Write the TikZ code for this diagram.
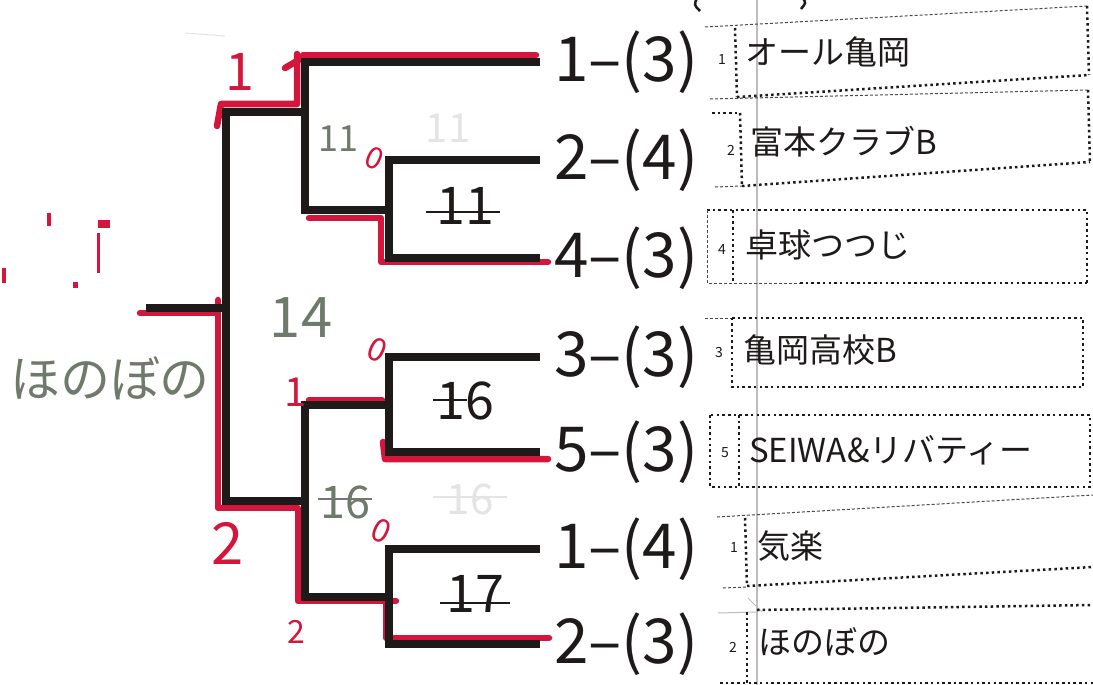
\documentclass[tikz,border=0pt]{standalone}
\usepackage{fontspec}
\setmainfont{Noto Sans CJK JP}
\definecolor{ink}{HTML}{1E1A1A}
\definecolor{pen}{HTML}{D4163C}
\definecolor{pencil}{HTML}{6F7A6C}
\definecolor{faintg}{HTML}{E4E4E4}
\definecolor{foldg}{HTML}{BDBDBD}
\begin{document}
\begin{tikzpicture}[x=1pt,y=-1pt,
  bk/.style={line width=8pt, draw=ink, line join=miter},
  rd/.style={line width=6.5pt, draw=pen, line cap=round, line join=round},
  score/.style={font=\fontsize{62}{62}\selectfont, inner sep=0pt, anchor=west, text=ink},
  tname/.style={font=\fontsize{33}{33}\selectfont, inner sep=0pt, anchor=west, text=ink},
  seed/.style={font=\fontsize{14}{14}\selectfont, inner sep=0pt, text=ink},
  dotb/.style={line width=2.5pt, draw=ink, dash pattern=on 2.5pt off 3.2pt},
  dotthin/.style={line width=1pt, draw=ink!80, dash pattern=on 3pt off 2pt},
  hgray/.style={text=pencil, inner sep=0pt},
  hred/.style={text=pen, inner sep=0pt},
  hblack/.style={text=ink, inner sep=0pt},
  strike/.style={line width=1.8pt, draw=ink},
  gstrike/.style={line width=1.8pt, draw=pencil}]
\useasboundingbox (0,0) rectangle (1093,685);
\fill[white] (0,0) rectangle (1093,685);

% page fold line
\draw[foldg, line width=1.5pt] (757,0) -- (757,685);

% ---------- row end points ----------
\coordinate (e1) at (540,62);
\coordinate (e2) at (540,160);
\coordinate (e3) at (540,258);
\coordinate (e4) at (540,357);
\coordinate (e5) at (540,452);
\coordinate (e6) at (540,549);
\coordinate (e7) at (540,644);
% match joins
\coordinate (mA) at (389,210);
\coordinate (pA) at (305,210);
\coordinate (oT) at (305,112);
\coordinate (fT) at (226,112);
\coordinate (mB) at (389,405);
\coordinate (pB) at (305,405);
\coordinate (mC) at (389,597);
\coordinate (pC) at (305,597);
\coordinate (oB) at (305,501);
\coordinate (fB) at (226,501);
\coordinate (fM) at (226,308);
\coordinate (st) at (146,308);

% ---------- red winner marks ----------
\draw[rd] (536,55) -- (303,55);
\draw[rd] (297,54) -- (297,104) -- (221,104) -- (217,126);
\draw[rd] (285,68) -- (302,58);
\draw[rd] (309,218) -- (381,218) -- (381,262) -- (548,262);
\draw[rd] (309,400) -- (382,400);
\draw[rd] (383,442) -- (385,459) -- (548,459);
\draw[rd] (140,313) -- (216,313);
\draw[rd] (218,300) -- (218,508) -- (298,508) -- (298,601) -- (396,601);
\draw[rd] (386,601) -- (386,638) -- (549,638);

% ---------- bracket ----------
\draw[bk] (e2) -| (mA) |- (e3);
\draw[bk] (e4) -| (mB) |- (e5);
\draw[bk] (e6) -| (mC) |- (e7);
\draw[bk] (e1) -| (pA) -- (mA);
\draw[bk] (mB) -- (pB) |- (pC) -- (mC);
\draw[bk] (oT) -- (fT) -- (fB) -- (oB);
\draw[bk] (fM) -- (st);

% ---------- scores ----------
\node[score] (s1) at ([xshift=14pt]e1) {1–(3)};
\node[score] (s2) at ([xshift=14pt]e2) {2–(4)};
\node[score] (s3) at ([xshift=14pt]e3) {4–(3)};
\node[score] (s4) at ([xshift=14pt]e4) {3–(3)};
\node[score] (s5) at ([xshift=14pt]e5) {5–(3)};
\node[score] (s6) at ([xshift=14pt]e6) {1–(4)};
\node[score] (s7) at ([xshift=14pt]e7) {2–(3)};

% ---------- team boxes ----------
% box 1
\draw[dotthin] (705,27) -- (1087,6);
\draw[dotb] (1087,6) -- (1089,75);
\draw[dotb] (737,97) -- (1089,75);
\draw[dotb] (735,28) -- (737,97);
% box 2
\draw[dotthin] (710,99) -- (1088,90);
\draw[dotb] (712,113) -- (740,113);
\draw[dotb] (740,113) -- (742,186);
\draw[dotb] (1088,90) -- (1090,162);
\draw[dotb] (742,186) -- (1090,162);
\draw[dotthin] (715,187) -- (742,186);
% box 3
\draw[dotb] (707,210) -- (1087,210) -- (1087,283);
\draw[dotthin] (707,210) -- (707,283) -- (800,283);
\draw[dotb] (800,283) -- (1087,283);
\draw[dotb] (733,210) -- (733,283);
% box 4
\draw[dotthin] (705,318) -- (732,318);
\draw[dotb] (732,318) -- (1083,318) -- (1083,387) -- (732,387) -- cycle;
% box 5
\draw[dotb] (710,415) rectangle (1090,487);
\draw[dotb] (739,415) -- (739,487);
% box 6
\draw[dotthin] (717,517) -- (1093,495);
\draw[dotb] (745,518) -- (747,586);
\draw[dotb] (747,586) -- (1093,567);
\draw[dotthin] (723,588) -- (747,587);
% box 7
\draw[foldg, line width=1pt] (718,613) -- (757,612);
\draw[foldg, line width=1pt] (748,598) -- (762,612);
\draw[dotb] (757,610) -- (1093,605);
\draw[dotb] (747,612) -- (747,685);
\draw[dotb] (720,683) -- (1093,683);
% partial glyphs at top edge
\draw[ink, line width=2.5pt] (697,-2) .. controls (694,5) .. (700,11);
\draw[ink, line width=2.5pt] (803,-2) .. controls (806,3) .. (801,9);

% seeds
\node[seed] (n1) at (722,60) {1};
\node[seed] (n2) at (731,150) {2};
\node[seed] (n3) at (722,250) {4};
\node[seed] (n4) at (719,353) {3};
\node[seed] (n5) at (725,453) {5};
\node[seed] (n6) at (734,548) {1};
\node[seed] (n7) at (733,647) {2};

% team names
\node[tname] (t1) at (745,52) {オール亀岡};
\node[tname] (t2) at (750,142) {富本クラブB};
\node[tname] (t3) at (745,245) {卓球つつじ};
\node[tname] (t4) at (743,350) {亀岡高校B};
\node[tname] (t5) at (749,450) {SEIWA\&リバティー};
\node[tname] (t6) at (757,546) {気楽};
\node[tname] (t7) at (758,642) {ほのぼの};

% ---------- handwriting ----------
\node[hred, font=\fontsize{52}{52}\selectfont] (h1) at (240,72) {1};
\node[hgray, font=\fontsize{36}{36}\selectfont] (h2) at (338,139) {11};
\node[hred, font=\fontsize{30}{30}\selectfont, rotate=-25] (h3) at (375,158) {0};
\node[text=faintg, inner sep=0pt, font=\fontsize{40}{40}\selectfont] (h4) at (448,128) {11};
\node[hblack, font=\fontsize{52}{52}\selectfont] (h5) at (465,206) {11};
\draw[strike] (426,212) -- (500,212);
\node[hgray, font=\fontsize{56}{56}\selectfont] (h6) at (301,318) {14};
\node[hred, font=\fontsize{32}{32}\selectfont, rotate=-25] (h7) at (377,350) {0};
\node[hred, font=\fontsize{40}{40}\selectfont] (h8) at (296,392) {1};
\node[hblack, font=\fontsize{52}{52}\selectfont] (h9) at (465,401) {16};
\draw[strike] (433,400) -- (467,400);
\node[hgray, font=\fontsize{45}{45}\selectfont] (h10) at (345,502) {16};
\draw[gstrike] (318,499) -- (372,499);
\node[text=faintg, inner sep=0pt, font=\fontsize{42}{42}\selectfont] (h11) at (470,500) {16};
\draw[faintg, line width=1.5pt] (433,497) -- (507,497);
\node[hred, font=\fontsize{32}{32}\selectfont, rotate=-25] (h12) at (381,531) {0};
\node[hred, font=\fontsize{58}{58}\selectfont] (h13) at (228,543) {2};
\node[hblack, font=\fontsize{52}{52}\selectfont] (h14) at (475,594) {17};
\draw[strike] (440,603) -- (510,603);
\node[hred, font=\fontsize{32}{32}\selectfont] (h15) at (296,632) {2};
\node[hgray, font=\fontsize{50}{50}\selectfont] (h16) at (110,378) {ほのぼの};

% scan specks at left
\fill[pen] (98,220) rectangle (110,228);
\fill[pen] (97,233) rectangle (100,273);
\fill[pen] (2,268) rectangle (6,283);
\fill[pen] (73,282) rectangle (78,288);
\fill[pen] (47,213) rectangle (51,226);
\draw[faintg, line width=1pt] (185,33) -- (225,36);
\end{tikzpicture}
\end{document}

────────

(What the task requires) Without any pictures, reproduce the lines from the first one in the material through the line that has "(757,0) -- (757,685);", exactly as they appear.

(Completed exercise)
Write the TikZ code for this diagram.
\documentclass[tikz,border=0pt]{standalone}
\usepackage{fontspec}
\setmainfont{Noto Sans CJK JP}
\definecolor{ink}{HTML}{1E1A1A}
\definecolor{pen}{HTML}{D4163C}
\definecolor{pencil}{HTML}{6F7A6C}
\definecolor{faintg}{HTML}{E4E4E4}
\definecolor{foldg}{HTML}{BDBDBD}
\begin{document}
\begin{tikzpicture}[x=1pt,y=-1pt,
  bk/.style={line width=8pt, draw=ink, line join=miter},
  rd/.style={line width=6.5pt, draw=pen, line cap=round, line join=round},
  score/.style={font=\fontsize{62}{62}\selectfont, inner sep=0pt, anchor=west, text=ink},
  tname/.style={font=\fontsize{33}{33}\selectfont, inner sep=0pt, anchor=west, text=ink},
  seed/.style={font=\fontsize{14}{14}\selectfont, inner sep=0pt, text=ink},
  dotb/.style={line width=2.5pt, draw=ink, dash pattern=on 2.5pt off 3.2pt},
  dotthin/.style={line width=1pt, draw=ink!80, dash pattern=on 3pt off 2pt},
  hgray/.style={text=pencil, inner sep=0pt},
  hred/.style={text=pen, inner sep=0pt},
  hblack/.style={text=ink, inner sep=0pt},
  strike/.style={line width=1.8pt, draw=ink},
  gstrike/.style={line width=1.8pt, draw=pencil}]
\useasboundingbox (0,0) rectangle (1093,685);
\fill[white] (0,0) rectangle (1093,685);

% page fold line
\draw[foldg, line width=1.5pt] (757,0) -- (757,685);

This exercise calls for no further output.